It can be frustrating when your child is the one in the class that’s different to all the others. That’s often been my experience with Tilly. The others sings and dances, while she wants out. It’s something I’m learning to understand and nurture and who knows, perhaps she’s actually has got more sense than everyone else anyway.
When I first began looking after Tilly full time I dived into the local play group and toddler classes scene. I didn’t have much choice if I wanted to fill our days as back then I no car to rely on so was pretty much reliant on what was happening in our small town.
As a dad I took on what can feel like a fairly mum-orientated set of activity groups and got stuck in for the good of Tilly. It’s fair to say that dancing around to nursery rhymes and doing pantomime-like interactions are not activities that come terribly naturally to me. However I wanted Tilly to enjoy it and feel at ease so I put aside by inhibitions as best I could and joined in. Dads and grandads would periodically come along to some of the sessions but they’d seldom return nor did they normally join in. I think for many it was simply too far out of their comfort zone.
Looking back, I had a bit of a love-hate relationship with those classes. They do keep children entertained for 45 mins or so but it did feel strike me as money for old rope to some extent. Jump and clap, make up some random story, play some music. It keeps toddlers entertained alright and they charge good money for it.
Tilly began to find elements of these classes increasingly annoying, whether it was a bun fight for the soft toys that are distributed, the boys that inevitably challenge her own feisty personality resulting in pushing and shoving or the parachute at the end which for some reason she absolutely hated. Come the summer when Tilly was around two and half we gradually started to leave some of the classes for calmer, out of doors activities.
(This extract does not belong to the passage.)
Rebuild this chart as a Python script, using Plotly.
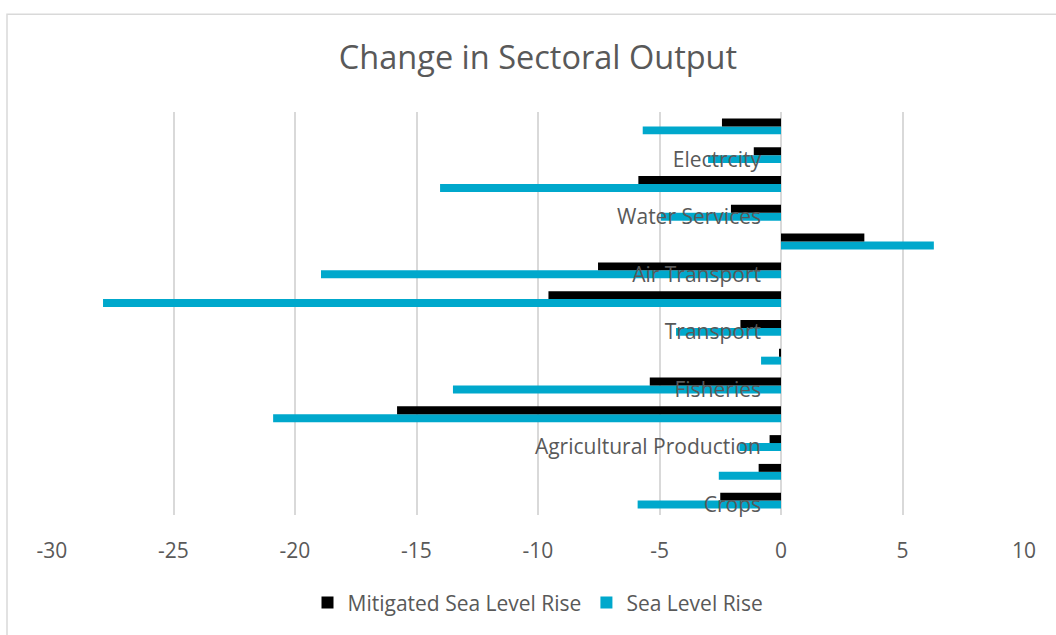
import plotly.graph_objects as go

# Sectors from bottom to top; only every second sector carries a visible label
sector_labels = [
    "Crops", "", "Agricultural Production", "", "Fisheries", "",
    "Transport", "", "Air Transport", "", "Water Services", "",
    "Electrcity", "",
]

# Percentage change in output, same order as sector_labels
mitigated_slr = [-2.5, -0.92, -0.47, -15.8, -5.4, -0.05,
                 -1.67, -9.57, -7.53, 3.43, -2.06, -5.87, -1.12, -2.43]
sea_level_rise = [-5.9, -2.56, -1.71, -20.9, -13.5, -0.82,
                  -4.32, -27.9, -18.93, 6.29, -4.94, -14.03, -3.0, -5.69]

x_ticks = [-30, -25, -20, -15, -10, -5, 0, 5, 10]
x_tick_text = [str(v) for v in x_ticks]  # plain hyphen minus signs

positions = list(range(len(sector_labels)))
label_positions = [i for i, s in enumerate(sector_labels) if s]
label_text = [sector_labels[i] for i in label_positions]

TEXT = "#595959"
GRID = "#D9D9D9"
FONT = "Open Sans"

fig = go.Figure()
fig.add_trace(go.Bar(
    y=positions, x=sea_level_rise, orientation="h",
    name="Sea Level Rise", marker=dict(color="#00A8CC", line_width=0),
    legendrank=2,
))
fig.add_trace(go.Bar(
    y=positions, x=mitigated_slr, orientation="h",
    name="Mitigated Sea Level Rise", marker=dict(color="#000000", line_width=0),
    legendrank=1,
))

fig.update_layout(
    width=1056, height=635,
    margin=dict(l=52, r=32, t=112, b=115),
    paper_bgcolor="white", plot_bgcolor="white",
    font=dict(family=FONT, color=TEXT, size=21),
    title=dict(text="Change in Sectoral Output", x=0.5, xanchor="center",
               y=0.91, yanchor="middle", xref="paper",
               font=dict(size=32.5, color=TEXT, family=FONT)),
    barmode="group", bargap=0.45, bargroupgap=0,
    showlegend=True,
    legend=dict(orientation="h", x=0.5, xanchor="center", y=-0.218,
                yanchor="middle", font=dict(size=21, color=TEXT),
                itemsizing="constant", traceorder="normal"),
    xaxis=dict(range=[-30, 10], tickvals=x_ticks, ticktext=x_tick_text,
               showgrid=True, gridcolor=GRID, gridwidth=1.5, zeroline=False,
               showline=False, ticks="", tickfont=dict(size=21, color=TEXT),
               ticklabelstandoff=21, fixedrange=True),
    yaxis=dict(range=[-0.5, len(sector_labels) - 0.5], tickvals=label_positions,
               ticktext=label_text, showgrid=False, zeroline=False,
               showline=False, ticks="", anchor="free", position=0.75,
               tickfont=dict(size=21, color=TEXT), ticklabelstandoff=20,
               ticklabelshift=4, fixedrange=True),
    shapes=[dict(type="rect", xref="paper", yref="paper",
                 x0=-0.0463, x1=1.2, y0=-0.5, y1=1.2426,
                 line=dict(color=GRID, width=1.5), layer="below")],
)

fig.write_html("out.html")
By then we had a car at our disposal and being in a green area of the country plenty of nature-based locations to call on, which just seemed to suit us better.
Preschool began the following winter and the classes were gradually forgotten. However as we started the new academic year with school on the horizon, I started thinking that perhaps I should encourage Tilly to take up some extra activities outside of preschool. She loves music, acting out roles in play, is great at sport and enthusiastic about gymnastics. I saw a couple of classes – one featured drama with dance, the other music based, and I arranged taster sessions.
The result was interesting. Tilly got stuck in with the drama class but absolutely hated the music class and howled throughout it. Too loud, too crowded and unfamiliar, it was like a red rag to her highly sensitive personality and it overwhelmed her. I did my best to grin and bear it and encourage her as best as I could to join in but honest I could see where she was coming from.
“Why did you take me to that, daddy?” Tilly later asked me, sounding more than a little resentful that I’d subjected her to it. Although every other child there was enjoying it, the format of these things just doesn’t suit her, and I respect that. I was also sensitive as a child and although I exhibited it in quite different ways I can fully appreciate how she feels. Tilly was similarly resolute about the drama class. Although she appeared to enjoy it she made it clear she had zero interest in going back. Ever.
Fortunately Tilly does attend an excellent preschool that offers music and multi-sport activities as part of its weekly programme, so I can at least feel that she’s receiving a broad range of experiences in trying these out. Best of all, she loves the activities at preschool.
I certainly haven’t given up on taking some of her interests forward through clubs or classes but I can see it’s going to take a little work to try things out to find a format she’ll take to. I’m absolutely not going to force her to any classes she doesn’t want to attend at the moment, though. It may be she’ll find it easier once she’s older and been at school. By that point the sort of classes available may have matured in format to suit her better too.
As for now, if Tilly has decided to retire music classes to history and stick to jiving with daddy around the kitchen, well that’s just fine by me.